■ **EXERCISE AIM**: Below is some material; set it all down exactly, apart from the pictures.

====== DATASET CONTENT ======

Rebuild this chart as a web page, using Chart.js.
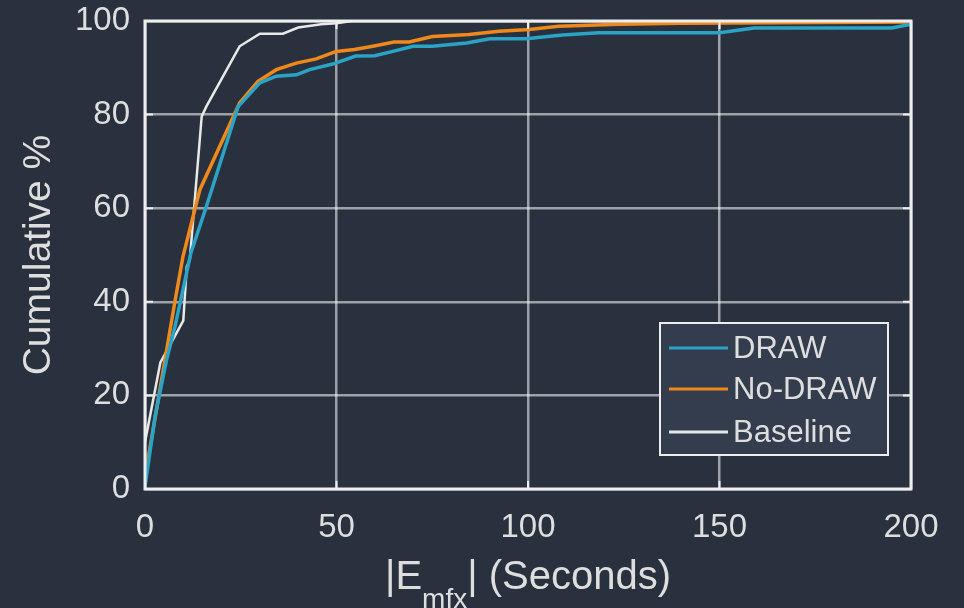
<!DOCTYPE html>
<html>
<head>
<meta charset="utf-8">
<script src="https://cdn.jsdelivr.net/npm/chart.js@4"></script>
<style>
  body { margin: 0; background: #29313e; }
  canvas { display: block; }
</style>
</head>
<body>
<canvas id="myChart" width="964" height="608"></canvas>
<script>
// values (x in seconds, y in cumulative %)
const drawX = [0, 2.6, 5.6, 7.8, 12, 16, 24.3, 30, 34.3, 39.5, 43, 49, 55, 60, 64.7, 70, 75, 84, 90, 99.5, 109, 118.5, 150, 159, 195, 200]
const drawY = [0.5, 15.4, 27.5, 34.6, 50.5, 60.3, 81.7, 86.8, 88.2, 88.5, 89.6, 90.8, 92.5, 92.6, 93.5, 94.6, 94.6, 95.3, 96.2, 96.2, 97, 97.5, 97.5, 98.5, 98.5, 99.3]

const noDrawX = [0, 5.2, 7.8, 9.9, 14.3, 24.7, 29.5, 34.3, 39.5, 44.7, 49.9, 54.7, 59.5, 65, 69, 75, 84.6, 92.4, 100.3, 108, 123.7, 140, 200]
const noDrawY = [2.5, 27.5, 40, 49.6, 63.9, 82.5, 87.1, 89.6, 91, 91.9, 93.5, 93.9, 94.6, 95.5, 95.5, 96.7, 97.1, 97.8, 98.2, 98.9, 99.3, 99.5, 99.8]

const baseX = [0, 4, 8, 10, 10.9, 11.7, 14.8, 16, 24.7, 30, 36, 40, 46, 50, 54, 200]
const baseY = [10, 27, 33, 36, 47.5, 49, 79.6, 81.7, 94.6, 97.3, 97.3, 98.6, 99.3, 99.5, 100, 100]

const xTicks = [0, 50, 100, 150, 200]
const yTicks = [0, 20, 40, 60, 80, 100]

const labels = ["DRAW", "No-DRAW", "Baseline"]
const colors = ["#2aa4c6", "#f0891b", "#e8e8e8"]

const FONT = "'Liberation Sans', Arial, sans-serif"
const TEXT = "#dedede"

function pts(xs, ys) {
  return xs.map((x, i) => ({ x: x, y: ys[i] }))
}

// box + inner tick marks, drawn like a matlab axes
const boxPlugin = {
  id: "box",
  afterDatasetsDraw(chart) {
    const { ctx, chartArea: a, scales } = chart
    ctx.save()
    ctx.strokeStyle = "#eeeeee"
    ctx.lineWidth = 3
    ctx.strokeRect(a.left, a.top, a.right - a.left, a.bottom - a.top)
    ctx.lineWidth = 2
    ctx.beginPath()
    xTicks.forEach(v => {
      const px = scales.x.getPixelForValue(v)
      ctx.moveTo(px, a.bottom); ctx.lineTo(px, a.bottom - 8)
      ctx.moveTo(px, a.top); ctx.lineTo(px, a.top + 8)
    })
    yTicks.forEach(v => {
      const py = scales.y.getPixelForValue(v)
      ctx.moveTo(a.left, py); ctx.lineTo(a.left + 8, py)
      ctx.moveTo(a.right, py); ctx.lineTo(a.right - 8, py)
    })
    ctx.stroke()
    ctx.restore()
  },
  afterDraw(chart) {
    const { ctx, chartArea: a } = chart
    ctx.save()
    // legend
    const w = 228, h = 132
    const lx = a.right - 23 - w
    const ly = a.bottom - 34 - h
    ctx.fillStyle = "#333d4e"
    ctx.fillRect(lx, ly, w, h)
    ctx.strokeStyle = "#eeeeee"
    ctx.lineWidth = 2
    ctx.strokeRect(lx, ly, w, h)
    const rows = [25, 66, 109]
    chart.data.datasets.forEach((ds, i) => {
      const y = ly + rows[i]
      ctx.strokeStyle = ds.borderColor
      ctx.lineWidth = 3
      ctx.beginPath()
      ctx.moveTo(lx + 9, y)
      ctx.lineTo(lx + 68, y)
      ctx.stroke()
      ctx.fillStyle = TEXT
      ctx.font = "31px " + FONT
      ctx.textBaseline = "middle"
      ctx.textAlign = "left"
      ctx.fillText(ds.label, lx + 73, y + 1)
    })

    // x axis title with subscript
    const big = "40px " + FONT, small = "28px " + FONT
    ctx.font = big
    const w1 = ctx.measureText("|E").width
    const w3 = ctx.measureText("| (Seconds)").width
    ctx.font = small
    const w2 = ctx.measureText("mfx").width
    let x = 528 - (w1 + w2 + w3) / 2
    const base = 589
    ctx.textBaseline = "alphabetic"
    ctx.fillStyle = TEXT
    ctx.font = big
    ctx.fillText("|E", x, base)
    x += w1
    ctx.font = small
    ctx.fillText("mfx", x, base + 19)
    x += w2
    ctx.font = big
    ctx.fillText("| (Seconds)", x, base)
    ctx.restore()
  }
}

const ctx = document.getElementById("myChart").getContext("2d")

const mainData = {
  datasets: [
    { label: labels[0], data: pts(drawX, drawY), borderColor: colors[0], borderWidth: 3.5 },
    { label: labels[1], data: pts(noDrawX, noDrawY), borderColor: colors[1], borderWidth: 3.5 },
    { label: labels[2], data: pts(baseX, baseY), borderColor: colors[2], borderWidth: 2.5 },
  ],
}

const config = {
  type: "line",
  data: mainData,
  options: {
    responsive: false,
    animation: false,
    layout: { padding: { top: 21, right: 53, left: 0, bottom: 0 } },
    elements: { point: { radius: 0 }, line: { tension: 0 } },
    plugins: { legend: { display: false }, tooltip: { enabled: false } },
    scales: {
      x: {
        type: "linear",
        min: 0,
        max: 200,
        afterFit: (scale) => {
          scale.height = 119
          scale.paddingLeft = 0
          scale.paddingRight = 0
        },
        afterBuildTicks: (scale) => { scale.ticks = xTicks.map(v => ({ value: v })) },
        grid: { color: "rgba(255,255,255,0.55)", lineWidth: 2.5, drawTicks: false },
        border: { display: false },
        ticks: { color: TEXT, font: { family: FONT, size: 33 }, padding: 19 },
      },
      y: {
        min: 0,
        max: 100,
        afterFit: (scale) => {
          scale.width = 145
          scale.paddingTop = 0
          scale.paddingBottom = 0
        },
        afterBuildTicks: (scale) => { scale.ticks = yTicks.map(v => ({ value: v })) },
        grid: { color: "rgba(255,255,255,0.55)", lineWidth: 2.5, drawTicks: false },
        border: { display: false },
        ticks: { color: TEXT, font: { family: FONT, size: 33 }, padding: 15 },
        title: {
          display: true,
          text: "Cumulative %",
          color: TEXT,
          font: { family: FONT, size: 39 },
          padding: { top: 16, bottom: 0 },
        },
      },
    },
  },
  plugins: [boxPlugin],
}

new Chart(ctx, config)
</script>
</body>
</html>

======

■ **OUTPUT**:
Rebuild this chart as a web page, using Chart.js.
<!DOCTYPE html>
<html>
<head>
<meta charset="utf-8">
<script src="https://cdn.jsdelivr.net/npm/chart.js@4"></script>
<style>
  body { margin: 0; background: #29313e; }
  canvas { display: block; }
</style>
</head>
<body>
<canvas id="myChart" width="964" height="608"></canvas>
<script>
// values (x in seconds, y in cumulative %)
const drawX = [0, 2.6, 5.6, 7.8, 12, 16, 24.3, 30, 34.3, 39.5, 43, 49, 55, 60, 64.7, 70, 75, 84, 90, 99.5, 109, 118.5, 150, 159, 195, 200]
const drawY = [0.5, 15.4, 27.5, 34.6, 50.5, 60.3, 81.7, 86.8, 88.2, 88.5, 89.6, 90.8, 92.5, 92.6, 93.5, 94.6, 94.6, 95.3, 96.2, 96.2, 97, 97.5, 97.5, 98.5, 98.5, 99.3]

const noDrawX = [0, 5.2, 7.8, 9.9, 14.3, 24.7, 29.5, 34.3, 39.5, 44.7, 49.9, 54.7, 59.5, 65, 69, 75, 84.6, 92.4, 100.3, 108, 123.7, 140, 200]
const noDrawY = [2.5, 27.5, 40, 49.6, 63.9, 82.5, 87.1, 89.6, 91, 91.9, 93.5, 93.9, 94.6, 95.5, 95.5, 96.7, 97.1, 97.8, 98.2, 98.9, 99.3, 99.5, 99.8]

const baseX = [0, 4, 8, 10, 10.9, 11.7, 14.8, 16, 24.7, 30, 36, 40, 46, 50, 54, 200]
const baseY = [10, 27, 33, 36, 47.5, 49, 79.6, 81.7, 94.6, 97.3, 97.3, 98.6, 99.3, 99.5, 100, 100]

const xTicks = [0, 50, 100, 150, 200]
const yTicks = [0, 20, 40, 60, 80, 100]

const labels = ["DRAW", "No-DRAW", "Baseline"]
const colors = ["#2aa4c6", "#f0891b", "#e8e8e8"]

const FONT = "'Liberation Sans', Arial, sans-serif"
const TEXT = "#dedede"

function pts(xs, ys) {
  return xs.map((x, i) => ({ x: x, y: ys[i] }))
}

// box + inner tick marks, drawn like a matlab axes
const boxPlugin = {
  id: "box",
  afterDatasetsDraw(chart) {
    const { ctx, chartArea: a, scales } = chart
    ctx.save()
    ctx.strokeStyle = "#eeeeee"
    ctx.lineWidth = 3
    ctx.strokeRect(a.left, a.top, a.right - a.left, a.bottom - a.top)
    ctx.lineWidth = 2
    ctx.beginPath()
    xTicks.forEach(v => {
      const px = scales.x.getPixelForValue(v)
      ctx.moveTo(px, a.bottom); ctx.lineTo(px, a.bottom - 8)
      ctx.moveTo(px, a.top); ctx.lineTo(px, a.top + 8)
    })
    yTicks.forEach(v => {
      const py = scales.y.getPixelForValue(v)
      ctx.moveTo(a.left, py); ctx.lineTo(a.left + 8, py)
      ctx.moveTo(a.right, py); ctx.lineTo(a.right - 8, py)
    })
    ctx.stroke()
    ctx.restore()
  },
  afterDraw(chart) {
    const { ctx, chartArea: a } = chart
    ctx.save()
    // legend
    const w = 228, h = 132
    const lx = a.right - 23 - w
    const ly = a.bottom - 34 - h
    ctx.fillStyle = "#333d4e"
    ctx.fillRect(lx, ly, w, h)
    ctx.strokeStyle = "#eeeeee"
    ctx.lineWidth = 2
    ctx.strokeRect(lx, ly, w, h)
    const rows = [25, 66, 109]
    chart.data.datasets.forEach((ds, i) => {
      const y = ly + rows[i]
      ctx.strokeStyle = ds.borderColor
      ctx.lineWidth = 3
      ctx.beginPath()
      ctx.moveTo(lx + 9, y)
      ctx.lineTo(lx + 68, y)
      ctx.stroke()
      ctx.fillStyle = TEXT
      ctx.font = "31px " + FONT
      ctx.textBaseline = "middle"
      ctx.textAlign = "left"
      ctx.fillText(ds.label, lx + 73, y + 1)
    })

    // x axis title with subscript
    const big = "40px " + FONT, small = "28px " + FONT
    ctx.font = big
    const w1 = ctx.measureText("|E").width
    const w3 = ctx.measureText("| (Seconds)").width
    ctx.font = small
    const w2 = ctx.measureText("mfx").width
    let x = 528 - (w1 + w2 + w3) / 2
    const base = 589
    ctx.textBaseline = "alphabetic"
    ctx.fillStyle = TEXT
    ctx.font = big
    ctx.fillText("|E", x, base)
    x += w1
    ctx.font = small
    ctx.fillText("mfx", x, base + 19)
    x += w2
    ctx.font = big
    ctx.fillText("| (Seconds)", x, base)
    ctx.restore()
  }
}

const ctx = document.getElementById("myChart").getContext("2d")

const mainData = {
  datasets: [
    { label: labels[0], data: pts(drawX, drawY), borderColor: colors[0], borderWidth: 3.5 },
    { label: labels[1], data: pts(noDrawX, noDrawY), borderColor: colors[1], borderWidth: 3.5 },
    { label: labels[2], data: pts(baseX, baseY), borderColor: colors[2], borderWidth: 2.5 },
  ],
}

const config = {
  type: "line",
  data: mainData,
  options: {
    responsive: false,
    animation: false,
    layout: { padding: { top: 21, right: 53, left: 0, bottom: 0 } },
    elements: { point: { radius: 0 }, line: { tension: 0 } },
    plugins: { legend: { display: false }, tooltip: { enabled: false } },
    scales: {
      x: {
        type: "linear",
        min: 0,
        max: 200,
        afterFit: (scale) => {
          scale.height = 119
          scale.paddingLeft = 0
          scale.paddingRight = 0
        },
        afterBuildTicks: (scale) => { scale.ticks = xTicks.map(v => ({ value: v })) },
        grid: { color: "rgba(255,255,255,0.55)", lineWidth: 2.5, drawTicks: false },
        border: { display: false },
        ticks: { color: TEXT, font: { family: FONT, size: 33 }, padding: 19 },
      },
      y: {
        min: 0,
        max: 100,
        afterFit: (scale) => {
          scale.width = 145
          scale.paddingTop = 0
          scale.paddingBottom = 0
        },
        afterBuildTicks: (scale) => { scale.ticks = yTicks.map(v => ({ value: v })) },
        grid: { color: "rgba(255,255,255,0.55)", lineWidth: 2.5, drawTicks: false },
        border: { display: false },
        ticks: { color: TEXT, font: { family: FONT, size: 33 }, padding: 15 },
        title: {
          display: true,
          text: "Cumulative %",
          color: TEXT,
          font: { family: FONT, size: 39 },
          padding: { top: 16, bottom: 0 },
        },
      },
    },
  },
  plugins: [boxPlugin],
}

new Chart(ctx, config)
</script>
</body>
</html>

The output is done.